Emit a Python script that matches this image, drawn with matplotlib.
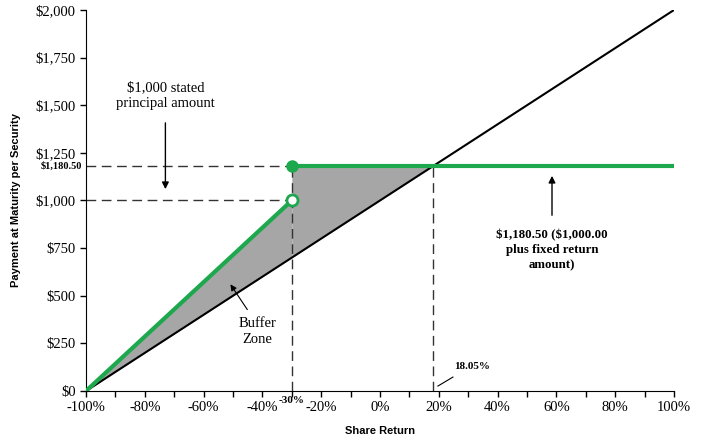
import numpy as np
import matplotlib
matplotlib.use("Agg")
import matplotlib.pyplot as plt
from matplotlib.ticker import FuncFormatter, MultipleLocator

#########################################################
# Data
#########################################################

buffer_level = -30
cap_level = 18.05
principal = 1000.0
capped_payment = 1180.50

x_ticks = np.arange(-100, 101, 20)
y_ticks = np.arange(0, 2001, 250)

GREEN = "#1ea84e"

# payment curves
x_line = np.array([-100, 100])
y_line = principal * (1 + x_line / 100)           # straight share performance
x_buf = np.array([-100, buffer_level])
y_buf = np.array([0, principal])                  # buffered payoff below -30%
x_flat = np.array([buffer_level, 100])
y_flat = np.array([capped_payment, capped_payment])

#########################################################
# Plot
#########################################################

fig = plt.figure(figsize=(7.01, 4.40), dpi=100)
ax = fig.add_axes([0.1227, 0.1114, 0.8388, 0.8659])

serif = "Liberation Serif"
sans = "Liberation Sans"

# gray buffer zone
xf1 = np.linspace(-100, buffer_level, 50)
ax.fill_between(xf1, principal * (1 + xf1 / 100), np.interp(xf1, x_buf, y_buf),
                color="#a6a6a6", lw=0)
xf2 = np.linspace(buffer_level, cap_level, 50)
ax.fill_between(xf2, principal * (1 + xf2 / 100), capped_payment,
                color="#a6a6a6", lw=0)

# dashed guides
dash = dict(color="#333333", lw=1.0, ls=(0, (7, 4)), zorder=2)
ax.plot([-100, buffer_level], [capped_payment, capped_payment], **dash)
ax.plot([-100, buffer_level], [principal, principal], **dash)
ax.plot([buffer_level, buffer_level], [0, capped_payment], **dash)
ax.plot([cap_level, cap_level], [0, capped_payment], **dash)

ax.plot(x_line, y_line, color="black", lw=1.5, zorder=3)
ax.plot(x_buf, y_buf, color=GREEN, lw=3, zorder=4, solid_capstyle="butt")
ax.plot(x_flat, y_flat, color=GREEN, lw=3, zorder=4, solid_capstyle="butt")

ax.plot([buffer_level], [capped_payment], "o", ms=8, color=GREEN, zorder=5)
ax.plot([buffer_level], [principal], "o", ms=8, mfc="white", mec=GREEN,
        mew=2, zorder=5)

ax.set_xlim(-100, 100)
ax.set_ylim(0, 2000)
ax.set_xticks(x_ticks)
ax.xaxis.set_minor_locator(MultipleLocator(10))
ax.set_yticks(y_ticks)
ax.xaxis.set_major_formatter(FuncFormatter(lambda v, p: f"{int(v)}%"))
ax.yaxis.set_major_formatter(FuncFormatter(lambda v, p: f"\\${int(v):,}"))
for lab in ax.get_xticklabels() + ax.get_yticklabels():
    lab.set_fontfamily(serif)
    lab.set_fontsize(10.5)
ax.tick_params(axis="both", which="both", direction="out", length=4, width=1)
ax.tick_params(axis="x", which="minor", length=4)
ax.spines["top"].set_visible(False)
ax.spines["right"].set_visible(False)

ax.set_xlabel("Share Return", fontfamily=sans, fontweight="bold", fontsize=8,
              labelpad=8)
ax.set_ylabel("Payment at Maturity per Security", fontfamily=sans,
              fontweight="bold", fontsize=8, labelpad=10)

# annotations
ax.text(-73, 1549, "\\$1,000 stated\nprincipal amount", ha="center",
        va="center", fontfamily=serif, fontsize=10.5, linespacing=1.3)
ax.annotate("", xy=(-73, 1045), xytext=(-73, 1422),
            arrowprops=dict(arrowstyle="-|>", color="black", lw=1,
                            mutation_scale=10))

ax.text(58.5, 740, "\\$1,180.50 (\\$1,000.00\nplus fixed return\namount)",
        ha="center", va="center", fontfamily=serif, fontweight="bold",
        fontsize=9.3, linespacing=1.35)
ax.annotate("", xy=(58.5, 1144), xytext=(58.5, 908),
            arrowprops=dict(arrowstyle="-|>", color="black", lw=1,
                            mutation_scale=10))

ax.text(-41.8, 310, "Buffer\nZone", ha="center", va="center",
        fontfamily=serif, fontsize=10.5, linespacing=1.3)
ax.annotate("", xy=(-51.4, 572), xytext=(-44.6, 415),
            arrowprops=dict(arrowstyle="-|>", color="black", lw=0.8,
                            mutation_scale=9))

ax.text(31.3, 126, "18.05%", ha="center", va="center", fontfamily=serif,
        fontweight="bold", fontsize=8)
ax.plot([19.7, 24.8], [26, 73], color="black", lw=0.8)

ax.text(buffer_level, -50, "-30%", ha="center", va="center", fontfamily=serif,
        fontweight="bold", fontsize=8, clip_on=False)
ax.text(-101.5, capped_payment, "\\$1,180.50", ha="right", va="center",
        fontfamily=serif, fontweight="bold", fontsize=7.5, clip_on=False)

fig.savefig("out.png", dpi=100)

__AIM OF THE EXERCISE__
Restate the entire listing word for word, excluding pictures.

__RESULT__
Emit a Python script that matches this image, drawn with matplotlib.
import numpy as np
import matplotlib
matplotlib.use("Agg")
import matplotlib.pyplot as plt
from matplotlib.ticker import FuncFormatter, MultipleLocator

#########################################################
# Data
#########################################################

buffer_level = -30
cap_level = 18.05
principal = 1000.0
capped_payment = 1180.50

x_ticks = np.arange(-100, 101, 20)
y_ticks = np.arange(0, 2001, 250)

GREEN = "#1ea84e"

# payment curves
x_line = np.array([-100, 100])
y_line = principal * (1 + x_line / 100)           # straight share performance
x_buf = np.array([-100, buffer_level])
y_buf = np.array([0, principal])                  # buffered payoff below -30%
x_flat = np.array([buffer_level, 100])
y_flat = np.array([capped_payment, capped_payment])

#########################################################
# Plot
#########################################################

fig = plt.figure(figsize=(7.01, 4.40), dpi=100)
ax = fig.add_axes([0.1227, 0.1114, 0.8388, 0.8659])

serif = "Liberation Serif"
sans = "Liberation Sans"

# gray buffer zone
xf1 = np.linspace(-100, buffer_level, 50)
ax.fill_between(xf1, principal * (1 + xf1 / 100), np.interp(xf1, x_buf, y_buf),
                color="#a6a6a6", lw=0)
xf2 = np.linspace(buffer_level, cap_level, 50)
ax.fill_between(xf2, principal * (1 + xf2 / 100), capped_payment,
                color="#a6a6a6", lw=0)

# dashed guides
dash = dict(color="#333333", lw=1.0, ls=(0, (7, 4)), zorder=2)
ax.plot([-100, buffer_level], [capped_payment, capped_payment], **dash)
ax.plot([-100, buffer_level], [principal, principal], **dash)
ax.plot([buffer_level, buffer_level], [0, capped_payment], **dash)
ax.plot([cap_level, cap_level], [0, capped_payment], **dash)

ax.plot(x_line, y_line, color="black", lw=1.5, zorder=3)
ax.plot(x_buf, y_buf, color=GREEN, lw=3, zorder=4, solid_capstyle="butt")
ax.plot(x_flat, y_flat, color=GREEN, lw=3, zorder=4, solid_capstyle="butt")

ax.plot([buffer_level], [capped_payment], "o", ms=8, color=GREEN, zorder=5)
ax.plot([buffer_level], [principal], "o", ms=8, mfc="white", mec=GREEN,
        mew=2, zorder=5)

ax.set_xlim(-100, 100)
ax.set_ylim(0, 2000)
ax.set_xticks(x_ticks)
ax.xaxis.set_minor_locator(MultipleLocator(10))
ax.set_yticks(y_ticks)
ax.xaxis.set_major_formatter(FuncFormatter(lambda v, p: f"{int(v)}%"))
ax.yaxis.set_major_formatter(FuncFormatter(lambda v, p: f"\\${int(v):,}"))
for lab in ax.get_xticklabels() + ax.get_yticklabels():
    lab.set_fontfamily(serif)
    lab.set_fontsize(10.5)
ax.tick_params(axis="both", which="both", direction="out", length=4, width=1)
ax.tick_params(axis="x", which="minor", length=4)
ax.spines["top"].set_visible(False)
ax.spines["right"].set_visible(False)

ax.set_xlabel("Share Return", fontfamily=sans, fontweight="bold", fontsize=8,
              labelpad=8)
ax.set_ylabel("Payment at Maturity per Security", fontfamily=sans,
              fontweight="bold", fontsize=8, labelpad=10)

# annotations
ax.text(-73, 1549, "\\$1,000 stated\nprincipal amount", ha="center",
        va="center", fontfamily=serif, fontsize=10.5, linespacing=1.3)
ax.annotate("", xy=(-73, 1045), xytext=(-73, 1422),
            arrowprops=dict(arrowstyle="-|>", color="black", lw=1,
                            mutation_scale=10))

ax.text(58.5, 740, "\\$1,180.50 (\\$1,000.00\nplus fixed return\namount)",
        ha="center", va="center", fontfamily=serif, fontweight="bold",
        fontsize=9.3, linespacing=1.35)
ax.annotate("", xy=(58.5, 1144), xytext=(58.5, 908),
            arrowprops=dict(arrowstyle="-|>", color="black", lw=1,
                            mutation_scale=10))

ax.text(-41.8, 310, "Buffer\nZone", ha="center", va="center",
        fontfamily=serif, fontsize=10.5, linespacing=1.3)
ax.annotate("", xy=(-51.4, 572), xytext=(-44.6, 415),
            arrowprops=dict(arrowstyle="-|>", color="black", lw=0.8,
                            mutation_scale=9))

ax.text(31.3, 126, "18.05%", ha="center", va="center", fontfamily=serif,
        fontweight="bold", fontsize=8)
ax.plot([19.7, 24.8], [26, 73], color="black", lw=0.8)

ax.text(buffer_level, -50, "-30%", ha="center", va="center", fontfamily=serif,
        fontweight="bold", fontsize=8, clip_on=False)
ax.text(-101.5, capped_payment, "\\$1,180.50", ha="right", va="center",
        fontfamily=serif, fontweight="bold", fontsize=7.5, clip_on=False)

fig.savefig("out.png", dpi=100)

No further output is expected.